Planning site plan now differs from land registry boundary

April 8, 2020 by Jacob Roberts in forum Planning Forum

#702 Jacob Roberts, 8 April 2020, 19:17

We recently obtained full planning permission for a milking parlour to be converted for residential use.

At the time of obtaining the permission all the land surrounding the parlour and a house adjoining it was then under our ownership. A site plan had been drawn up for the purposes of the application, encompassing some of the surrounding land.

We later had to sell the house and some of the land adjacent to the parlour. Some of this sold land was shown on the original site plan that had been included in our planning application.

A new septic tank servicing the parlour had been originally positioned on the land that has since been sold, so a new application was made to re-site the tank onto land to be sold with the parlour and this was accepted by the council as an amendment to the original planning application.
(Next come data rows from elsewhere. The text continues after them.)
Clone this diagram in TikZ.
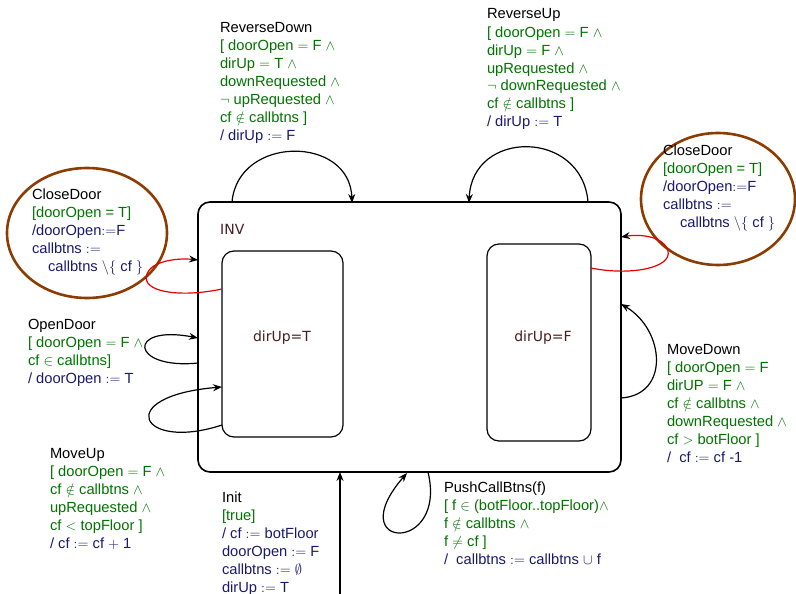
\documentclass[tikz,border=0pt]{standalone}
\usepackage{fontspec}
\setmainfont{Liberation Sans}
\newfontfamily\djv{DejaVu Sans}
\usetikzlibrary{arrows.meta,calc,shapes.geometric}
\definecolor{grd}{RGB}{0,115,0}
\definecolor{act}{RGB}{25,25,110}
\definecolor{stt}{RGB}{70,30,30}
\definecolor{elb}{RGB}{140,60,0}
\definecolor{rloop}{RGB}{230,0,0}
\newcommand{\G}[1]{{\color{grd}#1}}
\newcommand{\A}[1]{{\color{act}#1}}
\begin{document}
\begin{tikzpicture}[x=1pt,y=-1pt,
  lab/.style={anchor=north west, inner sep=0pt, outer sep=0pt, align=left, font=\fontsize{14.7}{18}\selectfont},
  stname/.style={inner sep=0pt, text=stt, font=\djv\fontsize{14}{17}\selectfont},
  outerbox/.style={draw, line width=1.6pt, rounded corners=12pt, inner sep=0pt, outer sep=0pt, anchor=north west},
  innerbox/.style={draw, line width=1.2pt, rounded corners=12pt, inner sep=0pt, outer sep=0pt, anchor=north west},
  note/.style={draw=elb, line width=2.6pt, ellipse, inner sep=0pt, outer sep=0pt},
  conn/.style={line width=1.2pt, -{Stealth[length=9pt,width=7pt,inset=3pt]}},
  redconn/.style={line width=1.2pt, rloop, -{Stealth[length=9pt,width=7pt,inset=3pt,color=black]}}
]
\useasboundingbox (0,0) rectangle (796,594);

% states
\node[outerbox, minimum width=423pt, minimum height=270pt] (inv) at (198,202) {};
\node[innerbox, minimum width=121pt, minimum height=186pt] (up) at (222,251) {};
\node[innerbox, minimum width=104pt, minimum height=197pt] (down) at (487,244) {};
\node[stname, anchor=base west] (invlab) at (220,234) {INV};
\node[stname] (uplab) at (282,338) {dirUp=T};
\node[stname] (downlab) at (543,338) {dirUp=F};

% annotation ellipses
\node[note, minimum width=160pt, minimum height=130pt] (cdL) at (87,233) {};
\node[note, minimum width=154pt, minimum height=132pt] (cdR) at (718,199) {};

% connectors
\draw[conn] ($(inv.north west)+(34,0)$) .. controls ($(inv.north west)+(40,-67)$) and ($(inv.north west)+(152,-67)$) .. ($(inv.north west)+(154,1)$);
\draw[conn] ($(inv.north west)+(390,0)$) .. controls ($(inv.north west)+(384,-73)$) and ($(inv.north west)+(274,-73)$) .. ($(inv.north west)+(271,1)$);
\draw[redconn] ($(up.north west)+(0,38)$) .. controls (180,298) and (140,292) .. (147,274) .. controls (152,260) and (180,258) .. ($(inv.north west)+(0,58)$);
\draw[redconn] ($(down.north east)+(0,24)$) .. controls (630,276) and (672,268) .. (668,251) .. controls (664,236) and (640,234) .. ($(inv.north east)+(0,35)$);
\draw[conn] ($(inv.north west)+(0,161)$) .. controls (130,370) and (126,324) .. ($(inv.north west)+(0,136)$);
\draw[conn] ($(up.north west)+(0,174)$) .. controls (140,452) and (112,396) .. ($(up.north west)+(0,136)$);
\draw[conn] ($(inv.north east)+(0,196)$) .. controls (670,395) and (665,330) .. ($(inv.north east)+(0,102)$);
\coordinate (initsrc) at (340,594);
\draw[conn] (initsrc) -- ($(inv.south west)+(142,0)$);
\draw[conn] ($(inv.south west)+(230,0)$) .. controls (448,555) and (340,550) .. ($(inv.south west)+(209,1)$);

% labels
\node[lab] (lrd) at (220,19.4) {\strut ReverseDown\\
\G{[ doorOpen $=$ F $\wedge$}\\
\G{dirUp $=$ T $\wedge$}\\
\G{downRequested $\wedge$}\\
\G{$\neg$ upRequested $\wedge$}\\
\G{cf $\notin$ callbtns ]}\\
\A{/ dirUp $:=$ F}};

\node[lab] (lru) at (487,6.4) {\strut ReverseUp\\
\G{[ doorOpen $=$ F $\wedge$}\\
\G{dirUp $=$ F $\wedge$}\\
\G{upRequested $\wedge$}\\
\G{$\neg$ downRequested $\wedge$}\\
\G{cf $\notin$ callbtns ]}\\
\A{/ dirUp $:=$ T}};

\node[lab] (lcdl) at (32,186.4) {\strut CloseDoor\\
\G{[doorOpen = T]}\\
\A{/doorOpen${:=}$F}\\
\A{callbtns $:=$}\\
\A{\hspace*{16pt}callbtns $\setminus\{$ cf $\}$}};

\node[lab] (lcdr) at (663,142.4) {\strut CloseDoor\\
\G{[doorOpen = T]}\\
\A{/doorOpen${:=}$F}\\
\A{callbtns $:=$}\\
\A{\hspace*{17pt}callbtns $\setminus\{$ cf $\}$}};

\node[lab] (lod) at (28,316.4) {\strut OpenDoor\\
\G{[ doorOpen $=$ F $\wedge$}\\
\G{cf $\in$ callbtns]}\\
\A{/ doorOpen $:=$ T}};

\node[lab] (lmu) at (50,445.4) {\strut MoveUp\\
\G{[ doorOpen $=$ F $\wedge$}\\
\G{cf $\notin$ callbtns $\wedge$}\\
\G{upRequested $\wedge$}\\
\G{cf $<$ topFloor ]}\\
\A{/ cf $:=$ cf $+$ 1}};

\node[lab] (lmd) at (667,341.4) {\strut MoveDown\\
\G{[ doorOpen $=$ F}\\
\G{dirUP $=$ F $\wedge$}\\
\G{cf $\notin$ callbtns $\wedge$}\\
\G{downRequested $\wedge$}\\
\G{cf $>$ botFloor ]}\\
\A{/\ \ cf $:=$ cf -1}};

\node[lab] (lin) at (222,489.4) {\strut Init\\
\G{[true]}\\
\A{/ cf $:=$ botFloor}\\
\A{doorOpen $:=$ F}\\
\A{callbtns $:=$ $\emptyset$}\\
\A{dirUp $:=$ T}};

\node[lab] (lpc) at (444,479.4) {\strut PushCallBtns(f)\\
\G{[ f $\in$ (botFloor..topFloor)$\wedge$}\\
\G{f $\notin$ callbtns $\wedge$}\\
\G{f $\neq$ cf ]}\\
\A{/\ \ callbtns $:=$ callbtns $\cup$ f}};
\end{tikzpicture}
\end{document}
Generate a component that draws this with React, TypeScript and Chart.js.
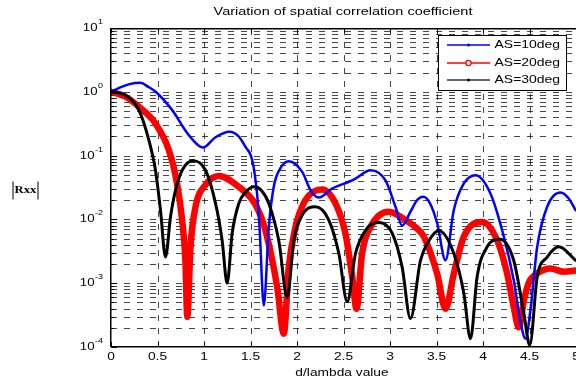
import React, { useEffect, useRef } from "react";
import { Chart, registerables } from "chart.js";

Chart.register(...registerables);

// ---------- text & labels ----------
const chartTitle = "Variation of spatial correlation coefficient";
const xAxisLabel = "d/lambda value";
const yAxisLabel = "Rxx";
const seriesNames = ["AS=10deg", "AS=20deg", "AS=30deg"];
const xTicks = [0, 0.5, 1, 1.5, 2, 2.5, 3, 3.5, 4, 4.5, 5];
const xTickLabels = ["0", "0.5", "1", "1.5", "2", "2.5", "3", "3.5", "4", "4.5", "5"];
const yExponents = [1, 0, -1, -2, -3, -4];
const yExpLabels = ["1", "0", "-1", "-2", "-3", "-4"];

// ---------- data (d/lambda, |Rxx|) ----------
const blueD = [0, 0.1, 0.2, 0.317, 0.4, 0.48, 0.658, 0.837, 0.99, 1.12, 1.274, 1.37, 1.446, 1.518, 1.57, 1.597, 1.643, 1.697, 1.75, 1.82, 1.912, 2.056, 2.145, 2.235, 2.378, 2.557, 2.629, 2.79, 2.95, 3.059, 3.13, 3.22, 3.29, 3.357, 3.43, 3.507, 3.597, 3.686, 3.794, 3.919, 4.08, 4.224, 4.33, 4.4, 4.457, 4.51, 4.583, 4.69, 4.833, 4.92, 4.995];
const blueR = [1, 1.172, 1.318, 1.384, 1.197, 1.0, 0.516, 0.209, 0.134, 0.192, 0.236, 0.202, 0.137, 0.0851, 0.0257, 0.00759, 0.000447, 0.00759, 0.0324, 0.0631, 0.0818, 0.0556, 0.0288, 0.022, 0.0305, 0.0389, 0.0437, 0.0592, 0.0412, 0.0158, 0.00794, 0.0132, 0.02, 0.0226, 0.0178, 0.00871, 0.00229, 0.014, 0.0366, 0.0493, 0.0255, 0.00537, 0.00112, 0.000263, 0.000135, 0.00038, 0.00372, 0.0158, 0.0264, 0.0214, 0.014];

const redD = [0, 0.156, 0.3, 0.478, 0.622, 0.71, 0.765, 0.8, 0.82, 0.855, 0.909, 1.016, 1.16, 1.374, 1.554, 1.66, 1.787, 1.858, 1.912, 1.984, 2.09, 2.27, 2.414, 2.52, 2.594, 2.64, 2.7, 2.79, 2.987, 3.167, 3.28, 3.364, 3.507, 3.597, 3.686, 3.794, 3.99, 4.153, 4.26, 4.33, 4.385, 4.44, 4.49, 4.58, 4.726, 4.87, 4.995];
const redR = [1, 0.836, 0.582, 0.319, 0.122, 0.0366, 0.00977, 0.00229, 0.000295, 0.00372, 0.0158, 0.0347, 0.0479, 0.0324, 0.017, 0.00676, 0.000871, 0.000162, 0.0018, 0.00759, 0.02, 0.0295, 0.0178, 0.00603, 0.00126, 0.000398, 0.00292, 0.00759, 0.0132, 0.00977, 0.00741, 0.00537, 0.00141, 0.000398, 0.00141, 0.00537, 0.00912, 0.00468, 0.00141, 0.000427, 0.000204, 0.000537, 0.001, 0.00141, 0.0017, 0.00151, 0.00158];

const blackD = [0, 0.156, 0.3, 0.407, 0.478, 0.532, 0.586, 0.64, 0.694, 0.765, 0.88, 1.016, 1.124, 1.195, 1.249, 1.303, 1.374, 1.45, 1.536, 1.62, 1.697, 1.804, 1.895, 1.966, 2.056, 2.2, 2.342, 2.45, 2.54, 2.629, 2.737, 2.88, 3.024, 3.13, 3.22, 3.328, 3.42, 3.525, 3.686, 3.794, 3.866, 3.937, 4.045, 4.18, 4.33, 4.44, 4.503, 4.583, 4.69, 4.815, 4.995];
const blackR = [1, 0.887, 0.516, 0.175, 0.0589, 0.014, 0.00257, 0.011, 0.0288, 0.0589, 0.0832, 0.0589, 0.0178, 0.00468, 0.001, 0.00603, 0.0178, 0.0269, 0.0324, 0.0282, 0.0178, 0.00468, 0.000603, 0.00468, 0.0117, 0.0158, 0.00977, 0.00292, 0.000513, 0.00292, 0.00676, 0.00891, 0.00603, 0.0018, 0.000279, 0.00229, 0.00468, 0.00661, 0.00292, 0.000692, 0.000135, 0.00126, 0.00372, 0.0049, 0.00229, 0.000331, 0.000107, 0.00126, 0.00257, 0.00372, 0.00229];

const seriesColors = ["#0000ff", "#ff0000", "#000000"];

const SANS = '"Liberation Sans", Arial, sans-serif';
const SERIF = '"Liberation Serif", "Times New Roman", serif';

function drawText(
  ctx: CanvasRenderingContext2D,
  s: string,
  x: number,
  y: number,
  font: string,
  align: CanvasTextAlign,
  sx: number
) {
  ctx.save();
  ctx.font = font;
  ctx.textBaseline = "middle";
  ctx.textAlign = align;
  ctx.fillStyle = "#000";
  ctx.translate(x, y);
  ctx.scale(sx, 1);
  ctx.fillText(s, 0, 0);
  ctx.restore();
}

const matlabPlugin = {
  id: "matlabDecor",
  beforeDatasetsDraw(chart: any) {
    const { ctx, chartArea: a, scales } = chart;
    const xs = scales.x;
    const ys = scales.y;
    ctx.save();
    ctx.fillStyle = "#fff";
    ctx.fillRect(a.left, a.top, a.right - a.left, a.bottom - a.top);
    ctx.strokeStyle = "rgba(0,0,0,0.72)";
    ctx.lineWidth = 1;
    ctx.setLineDash([6, 7]);
    for (const t of xTicks) {
      if (t <= 0 || t >= 5) continue;
      const px = Math.round(xs.getPixelForValue(t)) + 0.5;
      ctx.beginPath();
      ctx.moveTo(px, a.bottom);
      ctx.lineTo(px, a.top);
      ctx.stroke();
    }
    for (let e = -4; e <= 0; e++) {
      for (let k = 1; k <= 9; k++) {
        const v = k * Math.pow(10, e);
        if (v <= 1.0001e-4) continue;
        const py = Math.round(ys.getPixelForValue(v)) + 0.5;
        ctx.beginPath();
        ctx.moveTo(a.left, py);
        ctx.lineTo(a.right, py);
        ctx.stroke();
      }
    }
    ctx.setLineDash([]);
    // tick marks
    ctx.strokeStyle = "#000";
    for (let e = -4; e <= 0; e++) {
      for (let k = 1; k <= 9; k++) {
        const v = k * Math.pow(10, e);
        const py = Math.round(ys.getPixelForValue(v)) + 0.5;
        const len = k === 1 ? 6 : 3;
        ctx.beginPath();
        ctx.moveTo(a.left, py);
        ctx.lineTo(a.left + len, py);
        ctx.stroke();
      }
    }
    for (const t of xTicks) {
      const px = Math.round(xs.getPixelForValue(t)) + 0.5;
      ctx.beginPath();
      ctx.moveTo(px, a.bottom);
      ctx.lineTo(px, a.bottom - 5);
      ctx.moveTo(px, a.top);
      ctx.lineTo(px, a.top + 5);
      ctx.stroke();
    }
    ctx.restore();
  },
  afterDatasetsDraw(chart: any) {
    const { ctx, chartArea: a } = chart;
    ctx.save();
    // axes box
    ctx.strokeStyle = "#000";
    ctx.lineWidth = 1.5;
    ctx.beginPath();
    ctx.moveTo(a.left, a.bottom - 0.25);
    ctx.lineTo(a.right, a.bottom - 0.25);
    ctx.moveTo(a.left - 0.25, a.bottom);
    ctx.lineTo(a.left - 0.25, a.top);
    ctx.moveTo(a.left, a.top + 0.75);
    ctx.lineTo(a.right, a.top + 0.75);
    ctx.stroke();

    // legend
    const lx = 438, ly = 35, lw = 128, lh = 55;
    ctx.fillStyle = "#fff";
    ctx.fillRect(lx, ly, lw, lh);
    ctx.lineWidth = 1;
    ctx.strokeRect(lx + 0.5, ly + 0.5, lw, lh);
    const rows = [45, 63, 80];
    seriesNames.forEach((name, i) => {
      const ry = rows[i];
      ctx.strokeStyle = i === 2 ? "#333" : seriesColors[i];
      ctx.lineWidth = 1.5;
      ctx.beginPath();
      ctx.moveTo(447, ry);
      ctx.lineTo(490, ry);
      ctx.stroke();
      if (i === 1) {
        ctx.beginPath();
        ctx.arc(468.5, ry, 2.6, 0, Math.PI * 2);
        ctx.fillStyle = "#fff";
        ctx.fill();
        ctx.strokeStyle = "#ff0000";
        ctx.lineWidth = 1.3;
        ctx.stroke();
      } else {
        ctx.beginPath();
        ctx.arc(468.5, ry, 1.5, 0, Math.PI * 2);
        ctx.fillStyle = seriesColors[i];
        ctx.fill();
      }
      drawText(ctx, name, 494.5, ry, `11px ${SANS}`, "left", 1.27);
    });
    ctx.restore();
  },
  afterDraw(chart: any) {
    const { ctx, scales } = chart;
    const xs = scales.x;
    const ys = scales.y;
    ctx.save();
    // title
    drawText(ctx, chartTitle, 343, 12, `11.5px ${SANS}`, "center", 1.26);
    // x tick labels
    xTicks.forEach((t, i) => {
      drawText(ctx, xTickLabels[i], xs.getPixelForValue(t), 357, `11px ${SANS}`, "center", 1.25);
    });
    // x axis label
    drawText(ctx, xAxisLabel, 342, 373, `11px ${SANS}`, "center", 1.25);
    // y tick labels 10^n
    const baseFont = `11px ${SANS}`;
    const expFont = `7.5px ${SANS}`;
    const sx = 1.2;
    const right = 102.5;
    yExponents.forEach((e, i) => {
      const py = ys.getPixelForValue(Math.pow(10, e));
      ctx.font = baseFont;
      const wb = ctx.measureText("10").width * sx;
      ctx.font = expFont;
      const we = ctx.measureText(yExpLabels[i]).width * sx;
      const xb = right - we - wb;
      drawText(ctx, "10", xb, py, baseFont, "left", sx);
      drawText(ctx, yExpLabels[i], xb + wb + 0.5, py - 6, expFont, "left", sx);
    });
    // y axis label |Rxx|
    drawText(ctx, yAxisLabel, 25.5, 190, `bold 11px ${SERIF}`, "center", 1.15);
    ctx.strokeStyle = "#000";
    ctx.lineWidth = 1;
    ctx.beginPath();
    ctx.moveTo(13, 181.5);
    ctx.lineTo(13, 199.5);
    ctx.moveTo(38, 181.5);
    ctx.lineTo(38, 199.5);
    ctx.stroke();
    ctx.restore();
  },
};

function toPoints(d: number[], r: number[]) {
  return d.map((x, i) => ({ x, y: r[i] }));
}

export default function App() {
  const ref = useRef<HTMLCanvasElement | null>(null);
  useEffect(() => {
    if (!ref.current) return;
    const common = {
      pointRadius: 0,
      fill: false,
      cubicInterpolationMode: "monotone" as const,
      borderJoinStyle: "round" as const,
      borderCapStyle: "round" as const,
    };
    const chart = new Chart(ref.current, {
      type: "line",
      data: {
        datasets: [
          { ...common, label: seriesNames[0], data: toPoints(blueD, blueR), borderColor: seriesColors[0], borderWidth: 2.5, order: 2 },
          { ...common, label: seriesNames[1], data: toPoints(redD, redR), borderColor: seriesColors[1], borderWidth: 6.5, order: 3 },
          { ...common, label: seriesNames[2], data: toPoints(blackD, blackR), borderColor: seriesColors[2], borderWidth: 3, order: 1 },
        ],
      },
      options: {
        responsive: false,
        animation: false,
        devicePixelRatio: 1,
        events: [],
        layout: { padding: { left: 111, right: 0, top: 28, bottom: 36 } },
        plugins: {
          legend: { display: false },
          tooltip: { enabled: false },
          title: { display: false },
        },
        scales: {
          x: { type: "linear", min: 0, max: 5, display: false },
          y: { type: "logarithmic", min: 1e-4, max: 10, display: false },
        },
      },
      plugins: [matlabPlugin],
    } as any);
    return () => chart.destroy();
  }, []);
  return (
    <div style={{ position: "fixed", left: 0, top: 0, width: 576, height: 383, background: "#fff" }}>
      <canvas ref={ref} width={576} height={383} style={{ display: "block" }} />
    </div>
  );
}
There are also easements in place to allow neighbours to put services under, over and across each others' plots.



Although permission was sought to move the position of the tank, the site plan remains the same as it was in the original application. This plan is obviously now different from the Land Registry plan.

Our solicitor has assured us that the two types of plans are entirely different and that the planning drawings' site plan does not indicate ownership and that the original permission still stands in spite of the planning permission site plans being different from those held by Land Registry.

The last planning permission, to relocate the septic tank onto the land belonging to the parlour, was passed by the council who had full access to the land registry drawings and would have been aware of ownership but they did not highlight this disparity as being important.

There are no infringements onto the land now belonging to the house by the new development.


Does anyone have any knowledge of this and whether we should be putting yet more applications in to alter the site boundary plans to those shown on the land registry plan or does the original historic planning permission still stand?

#722 Damian, 15 June 2020, 20:53

Location, Block and Site Plans although form the basis of the Planning decision, are not and should not be used to determine ownership. A question on the application form asks whether the land to which the application relates is owned by the applicant. It’s not up the Council yo check who owns what as the question on the application form covers them in this respect.